→ **What is needed**
Set the data down again, exactly as it reads, but without the pictures.

→ **Given records**
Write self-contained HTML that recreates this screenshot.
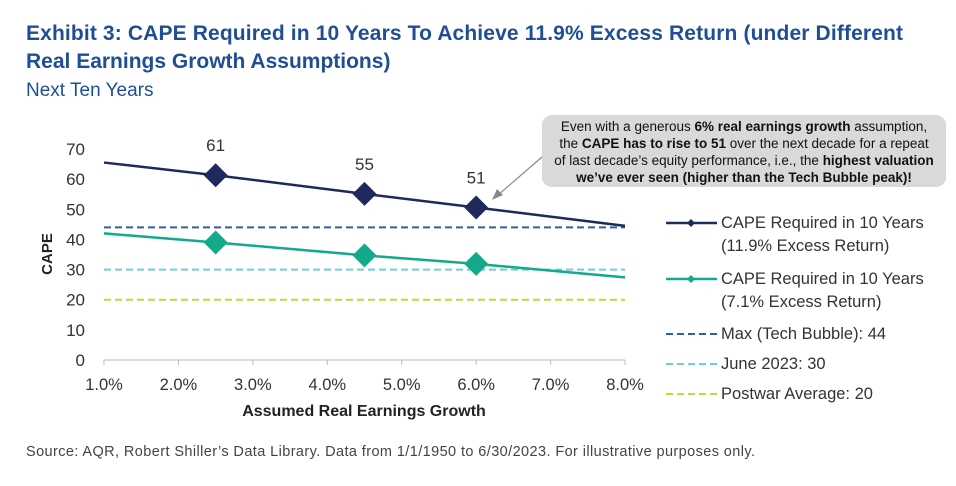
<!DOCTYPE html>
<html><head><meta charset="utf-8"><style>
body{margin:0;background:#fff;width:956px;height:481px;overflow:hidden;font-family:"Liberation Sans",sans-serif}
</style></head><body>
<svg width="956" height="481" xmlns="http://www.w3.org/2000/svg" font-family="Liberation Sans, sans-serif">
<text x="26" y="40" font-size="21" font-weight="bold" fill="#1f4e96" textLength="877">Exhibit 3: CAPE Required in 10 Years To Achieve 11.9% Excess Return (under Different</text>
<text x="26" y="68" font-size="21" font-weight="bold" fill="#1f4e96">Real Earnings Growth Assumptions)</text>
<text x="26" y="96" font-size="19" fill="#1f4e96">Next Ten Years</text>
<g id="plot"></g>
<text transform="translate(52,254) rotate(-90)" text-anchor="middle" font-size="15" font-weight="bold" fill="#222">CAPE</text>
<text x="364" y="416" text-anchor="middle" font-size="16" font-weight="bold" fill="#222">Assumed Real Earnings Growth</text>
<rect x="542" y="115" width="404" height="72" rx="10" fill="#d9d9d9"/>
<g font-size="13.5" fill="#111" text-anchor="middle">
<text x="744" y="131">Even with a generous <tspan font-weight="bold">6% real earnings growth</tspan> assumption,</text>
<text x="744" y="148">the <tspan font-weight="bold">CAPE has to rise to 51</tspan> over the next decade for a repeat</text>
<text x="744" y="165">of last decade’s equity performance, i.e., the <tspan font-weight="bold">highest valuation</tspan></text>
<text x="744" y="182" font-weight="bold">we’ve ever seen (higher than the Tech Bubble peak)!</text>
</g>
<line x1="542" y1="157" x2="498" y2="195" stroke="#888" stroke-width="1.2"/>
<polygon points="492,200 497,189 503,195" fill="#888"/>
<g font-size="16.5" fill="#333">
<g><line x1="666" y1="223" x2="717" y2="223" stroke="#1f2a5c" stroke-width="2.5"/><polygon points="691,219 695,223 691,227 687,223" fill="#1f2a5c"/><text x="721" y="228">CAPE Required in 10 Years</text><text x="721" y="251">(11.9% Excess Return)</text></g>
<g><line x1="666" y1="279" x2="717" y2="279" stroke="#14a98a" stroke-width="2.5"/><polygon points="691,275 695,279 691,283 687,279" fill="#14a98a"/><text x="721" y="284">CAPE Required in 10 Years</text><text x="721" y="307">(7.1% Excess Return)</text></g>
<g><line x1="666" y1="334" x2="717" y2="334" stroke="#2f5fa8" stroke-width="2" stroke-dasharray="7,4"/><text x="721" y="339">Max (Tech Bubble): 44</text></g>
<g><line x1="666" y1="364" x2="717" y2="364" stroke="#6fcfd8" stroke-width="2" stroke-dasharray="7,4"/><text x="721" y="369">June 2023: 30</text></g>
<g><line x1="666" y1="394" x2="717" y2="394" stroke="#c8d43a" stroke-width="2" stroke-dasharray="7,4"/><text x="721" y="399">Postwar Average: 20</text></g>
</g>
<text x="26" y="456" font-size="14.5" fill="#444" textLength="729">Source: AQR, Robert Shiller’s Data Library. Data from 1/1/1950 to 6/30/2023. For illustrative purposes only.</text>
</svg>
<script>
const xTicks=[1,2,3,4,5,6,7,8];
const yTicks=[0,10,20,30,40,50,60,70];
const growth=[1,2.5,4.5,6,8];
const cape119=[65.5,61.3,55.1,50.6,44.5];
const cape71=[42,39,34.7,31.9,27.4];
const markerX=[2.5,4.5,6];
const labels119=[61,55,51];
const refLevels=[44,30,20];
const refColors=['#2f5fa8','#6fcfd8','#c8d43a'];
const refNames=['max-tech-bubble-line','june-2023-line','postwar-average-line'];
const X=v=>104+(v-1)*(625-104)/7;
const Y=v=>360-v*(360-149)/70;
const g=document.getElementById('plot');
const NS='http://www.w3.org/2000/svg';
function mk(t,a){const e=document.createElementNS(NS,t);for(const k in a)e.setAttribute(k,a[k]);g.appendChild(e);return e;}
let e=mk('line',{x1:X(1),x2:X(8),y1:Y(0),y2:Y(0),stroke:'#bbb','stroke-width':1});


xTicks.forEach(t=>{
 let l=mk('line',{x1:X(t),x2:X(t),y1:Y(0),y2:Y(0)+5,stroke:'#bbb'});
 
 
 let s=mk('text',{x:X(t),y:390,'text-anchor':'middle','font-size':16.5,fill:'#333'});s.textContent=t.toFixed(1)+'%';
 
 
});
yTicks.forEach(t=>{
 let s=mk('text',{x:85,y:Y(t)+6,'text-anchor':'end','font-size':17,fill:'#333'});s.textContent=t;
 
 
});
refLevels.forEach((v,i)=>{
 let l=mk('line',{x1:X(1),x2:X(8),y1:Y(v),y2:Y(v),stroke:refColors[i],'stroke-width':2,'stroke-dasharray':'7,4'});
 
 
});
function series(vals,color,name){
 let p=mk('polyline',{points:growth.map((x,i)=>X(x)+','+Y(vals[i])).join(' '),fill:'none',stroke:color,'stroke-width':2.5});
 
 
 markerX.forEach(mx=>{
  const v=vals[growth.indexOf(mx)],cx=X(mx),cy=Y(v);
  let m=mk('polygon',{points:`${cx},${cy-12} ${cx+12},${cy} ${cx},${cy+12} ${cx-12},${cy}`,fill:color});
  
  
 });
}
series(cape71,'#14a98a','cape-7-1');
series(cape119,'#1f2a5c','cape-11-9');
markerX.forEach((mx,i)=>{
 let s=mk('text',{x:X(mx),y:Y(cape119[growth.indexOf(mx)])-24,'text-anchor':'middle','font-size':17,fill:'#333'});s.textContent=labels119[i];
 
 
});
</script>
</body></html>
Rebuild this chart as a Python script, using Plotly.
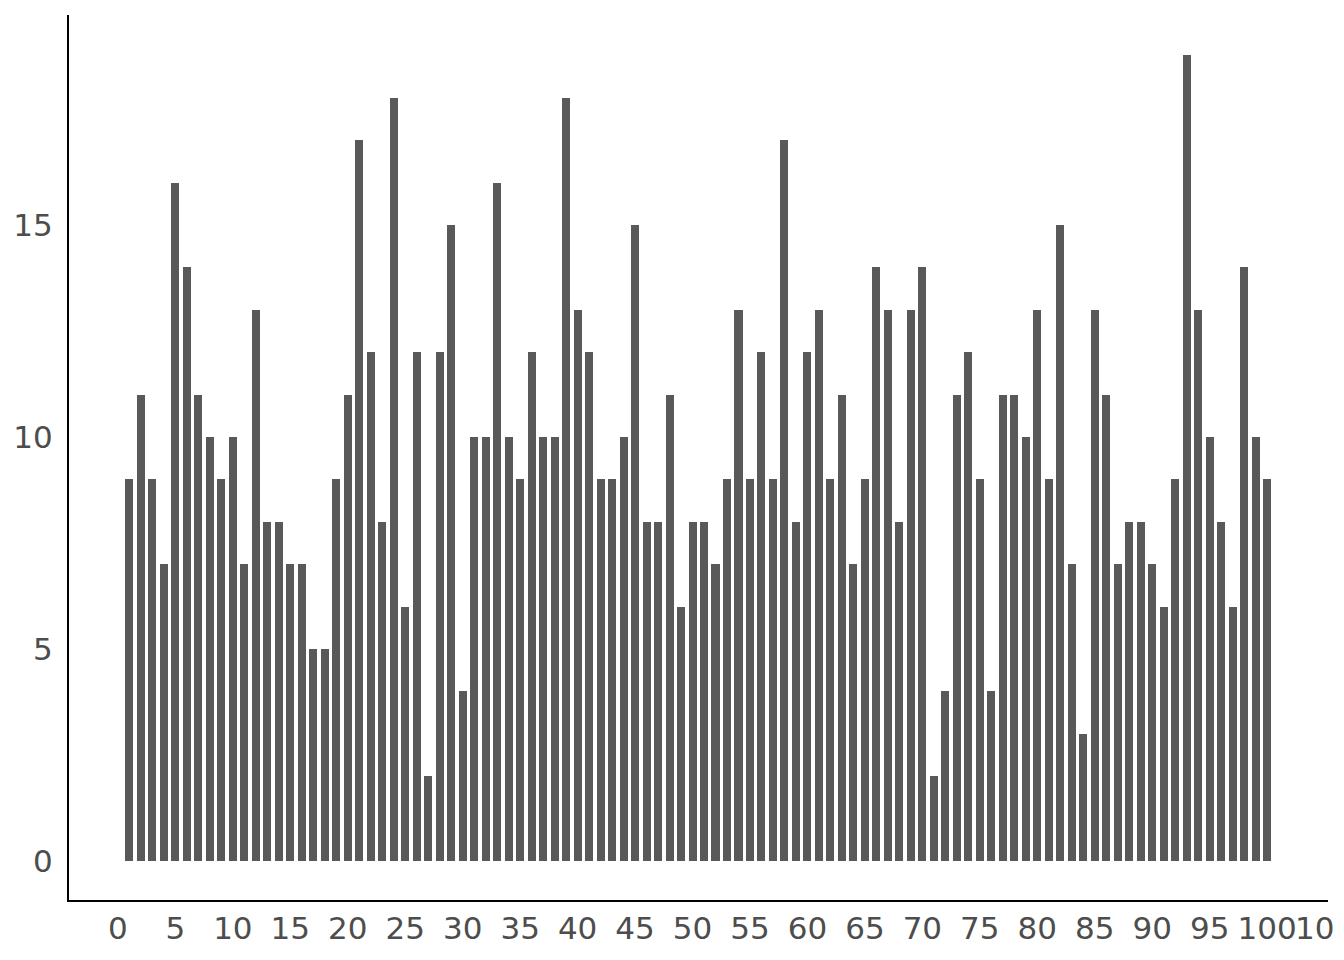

→ **Written solution**
Write self-contained HTML that recreates this screenshot.
<!DOCTYPE html>
<html><head><meta charset="utf-8"><style>
body{margin:0;background:#fff;width:956px;height:481px;overflow:hidden;font-family:"Liberation Sans",sans-serif}
</style></head><body>
<svg width="956" height="481" xmlns="http://www.w3.org/2000/svg" font-family="Liberation Sans, sans-serif">
<text x="26" y="40" font-size="21" font-weight="bold" fill="#1f4e96" textLength="877">Exhibit 3: CAPE Required in 10 Years To Achieve 11.9% Excess Return (under Different</text>
<text x="26" y="68" font-size="21" font-weight="bold" fill="#1f4e96">Real Earnings Growth Assumptions)</text>
<text x="26" y="96" font-size="19" fill="#1f4e96">Next Ten Years</text>
<g id="plot"></g>
<text transform="translate(52,254) rotate(-90)" text-anchor="middle" font-size="15" font-weight="bold" fill="#222">CAPE</text>
<text x="364" y="416" text-anchor="middle" font-size="16" font-weight="bold" fill="#222">Assumed Real Earnings Growth</text>
<rect x="542" y="115" width="404" height="72" rx="10" fill="#d9d9d9"/>
<g font-size="13.5" fill="#111" text-anchor="middle">
<text x="744" y="131">Even with a generous <tspan font-weight="bold">6% real earnings growth</tspan> assumption,</text>
<text x="744" y="148">the <tspan font-weight="bold">CAPE has to rise to 51</tspan> over the next decade for a repeat</text>
<text x="744" y="165">of last decade’s equity performance, i.e., the <tspan font-weight="bold">highest valuation</tspan></text>
<text x="744" y="182" font-weight="bold">we’ve ever seen (higher than the Tech Bubble peak)!</text>
</g>
<line x1="542" y1="157" x2="498" y2="195" stroke="#888" stroke-width="1.2"/>
<polygon points="492,200 497,189 503,195" fill="#888"/>
<g font-size="16.5" fill="#333">
<g><line x1="666" y1="223" x2="717" y2="223" stroke="#1f2a5c" stroke-width="2.5"/><polygon points="691,219 695,223 691,227 687,223" fill="#1f2a5c"/><text x="721" y="228">CAPE Required in 10 Years</text><text x="721" y="251">(11.9% Excess Return)</text></g>
<g><line x1="666" y1="279" x2="717" y2="279" stroke="#14a98a" stroke-width="2.5"/><polygon points="691,275 695,279 691,283 687,279" fill="#14a98a"/><text x="721" y="284">CAPE Required in 10 Years</text><text x="721" y="307">(7.1% Excess Return)</text></g>
<g><line x1="666" y1="334" x2="717" y2="334" stroke="#2f5fa8" stroke-width="2" stroke-dasharray="7,4"/><text x="721" y="339">Max (Tech Bubble): 44</text></g>
<g><line x1="666" y1="364" x2="717" y2="364" stroke="#6fcfd8" stroke-width="2" stroke-dasharray="7,4"/><text x="721" y="369">June 2023: 30</text></g>
<g><line x1="666" y1="394" x2="717" y2="394" stroke="#c8d43a" stroke-width="2" stroke-dasharray="7,4"/><text x="721" y="399">Postwar Average: 20</text></g>
</g>
<text x="26" y="456" font-size="14.5" fill="#444" textLength="729">Source: AQR, Robert Shiller’s Data Library. Data from 1/1/1950 to 6/30/2023. For illustrative purposes only.</text>
</svg>
<script>
const xTicks=[1,2,3,4,5,6,7,8];
const yTicks=[0,10,20,30,40,50,60,70];
const growth=[1,2.5,4.5,6,8];
const cape119=[65.5,61.3,55.1,50.6,44.5];
const cape71=[42,39,34.7,31.9,27.4];
const markerX=[2.5,4.5,6];
const labels119=[61,55,51];
const refLevels=[44,30,20];
const refColors=['#2f5fa8','#6fcfd8','#c8d43a'];
const refNames=['max-tech-bubble-line','june-2023-line','postwar-average-line'];
const X=v=>104+(v-1)*(625-104)/7;
const Y=v=>360-v*(360-149)/70;
const g=document.getElementById('plot');
const NS='http://www.w3.org/2000/svg';
function mk(t,a){const e=document.createElementNS(NS,t);for(const k in a)e.setAttribute(k,a[k]);g.appendChild(e);return e;}
let e=mk('line',{x1:X(1),x2:X(8),y1:Y(0),y2:Y(0),stroke:'#bbb','stroke-width':1});


xTicks.forEach(t=>{
 let l=mk('line',{x1:X(t),x2:X(t),y1:Y(0),y2:Y(0)+5,stroke:'#bbb'});
 
 
 let s=mk('text',{x:X(t),y:390,'text-anchor':'middle','font-size':16.5,fill:'#333'});s.textContent=t.toFixed(1)+'%';
 
 
});
yTicks.forEach(t=>{
 let s=mk('text',{x:85,y:Y(t)+6,'text-anchor':'end','font-size':17,fill:'#333'});s.textContent=t;
 
 
});
refLevels.forEach((v,i)=>{
 let l=mk('line',{x1:X(1),x2:X(8),y1:Y(v),y2:Y(v),stroke:refColors[i],'stroke-width':2,'stroke-dasharray':'7,4'});
 
 
});
function series(vals,color,name){
 let p=mk('polyline',{points:growth.map((x,i)=>X(x)+','+Y(vals[i])).join(' '),fill:'none',stroke:color,'stroke-width':2.5});
 
 
 markerX.forEach(mx=>{
  const v=vals[growth.indexOf(mx)],cx=X(mx),cy=Y(v);
  let m=mk('polygon',{points:`${cx},${cy-12} ${cx+12},${cy} ${cx},${cy+12} ${cx-12},${cy}`,fill:color});
  
  
 });
}
series(cape71,'#14a98a','cape-7-1');
series(cape119,'#1f2a5c','cape-11-9');
markerX.forEach((mx,i)=>{
 let s=mk('text',{x:X(mx),y:Y(cape119[growth.indexOf(mx)])-24,'text-anchor':'middle','font-size':17,fill:'#333'});s.textContent=labels119[i];
 
 
});
</script>
</body></html>
Rebuild this chart as a Python script, using Plotly.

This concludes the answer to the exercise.